Supply Chain S&OPSupply ChainPlanningERPMRP

S&OP Explained: Connecting Demand, Supply, and Business Strategy

T
TechnoPKG
2026-05-28 📖 3 min read 👁 5 views

Sales and Operations Planning — S&OP — is one of those terms that appears everywhere in supply chain and ERP discussions but is often poorly understood in practice. At its core, S&OP is a monthly business process that aligns sales forecasts, operations capacity, inventory positions, and financial targets into a single agreed plan.

What Problem Does S&OP Solve?

In most organisations without a formal S&OP process, the sales team is optimistic about what they can sell, the operations team is conservative about what they can produce, finance is focused on cost targets, and procurement is reacting to whoever shouts loudest. Everyone has a plan. Nobody has the same plan.

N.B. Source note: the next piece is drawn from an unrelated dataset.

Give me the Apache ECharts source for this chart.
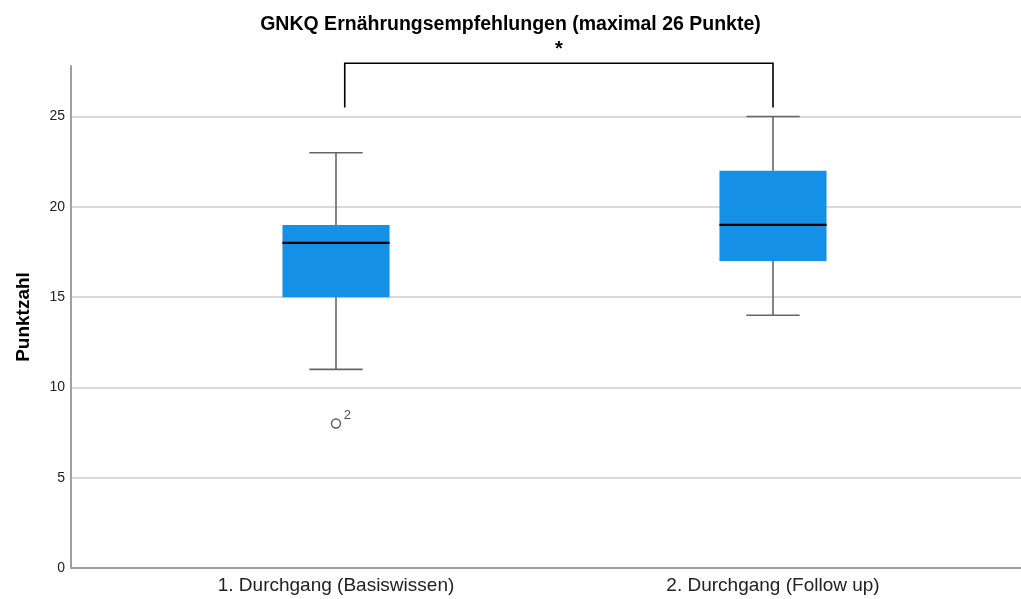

S&OP brings these functions together in a structured monthly cycle to produce one reconciled plan that everyone commits to. When it works well, surprises decrease, inventory levels improve, and customer service levels rise.

The Standard S&OP Cycle

A typical S&OP cycle runs over 4–5 weeks within each month:

Week 1 — Demand Review. The sales and marketing team updates the demand forecast based on recent actuals, customer input, market signals, and pipeline data. The output is a consensus demand plan by product family for the next 12–18 months.

Week 2 — Supply Review. Operations assesses whether the supply chain can fulfill the updated demand plan. This covers production capacity, supplier lead times, inventory positions, and any known constraints. Gaps and risks are identified.

Week 3 — Pre-S&OP. A cross-functional team (usually supply chain, finance, and a senior operations lead) reviews the demand and supply gaps, evaluates scenarios, and prepares recommendations for leadership. Trade-off decisions are framed but not yet made.

Week 4 — Executive S&OP. Senior leaders review the scenarios, make decisions on trade-offs (prioritise service level vs cost, accept or reject overtime, adjust pricing or promotions), and approve the plan. The output is a signed-off operating plan for the next period.

Where ERP Fits In

ERP systems like Oracle EBS, SAP, and others are the execution engine for the S&OP plan. S&OP decides what the plan is. ERP runs the MRP, creates purchase orders and work orders, manages inventory, and tracks actuals against plan.

A common failure mode is using ERP to replace S&OP — letting MRP run unconstrained and treating its output as the plan. MRP doesn't understand business strategy, customer priorities, or financial constraints. It follows rules. S&OP applies judgement. Both are necessary.

DDMRP and Modern Planning

Demand-Driven MRP (DDMRP) represents an evolution of traditional MRP-based planning. Where MRP pushes supply based on forecast, DDMRP positions strategic buffers at decoupling points in the supply chain and pulls replenishment based on actual demand. In volatile environments — where forecasts are frequently wrong — DDMRP can significantly reduce both shortages and excess inventory.

S&OP and DDMRP are complementary, not competing. S&OP sets the strategic direction and capacity plan. DDMRP manages the tactical execution of replenishment within that plan.

Key Metrics to Track

A healthy S&OP process measures:

  • Forecast accuracy — how close was last month's demand plan to actuals?
  • Schedule attainment — what percentage of the production plan was executed as planned?
  • Inventory turns — is inventory improving or deteriorating?
  • Customer service level (OTIF) — on-time in-full delivery performance
  • Excess and obsolete inventory — a lagging indicator of planning quality

Why S&OP Is Hard in Practice

S&OP sounds straightforward but consistently fails in three ways. First, the data is wrong — forecasts are stale, inventory records are inaccurate, capacity data is outdated. A great process with bad data produces bad decisions fast. Second, the culture is wrong — if sales isn't held accountable for forecast accuracy and operations isn't held accountable for schedule attainment, the S&OP meeting becomes a blame session rather than a planning session. Third, the process is too infrequent — monthly S&OP needs weekly operational reviews to catch deviations before they become crises.

The organisations that get S&OP right invest in data quality, cross-functional accountability, and a weekly rhythm that supports the monthly cycle.


This article is for learning purposes only. S&OP implementations vary significantly by industry and organisation. Consult qualified supply chain professionals for specific guidance.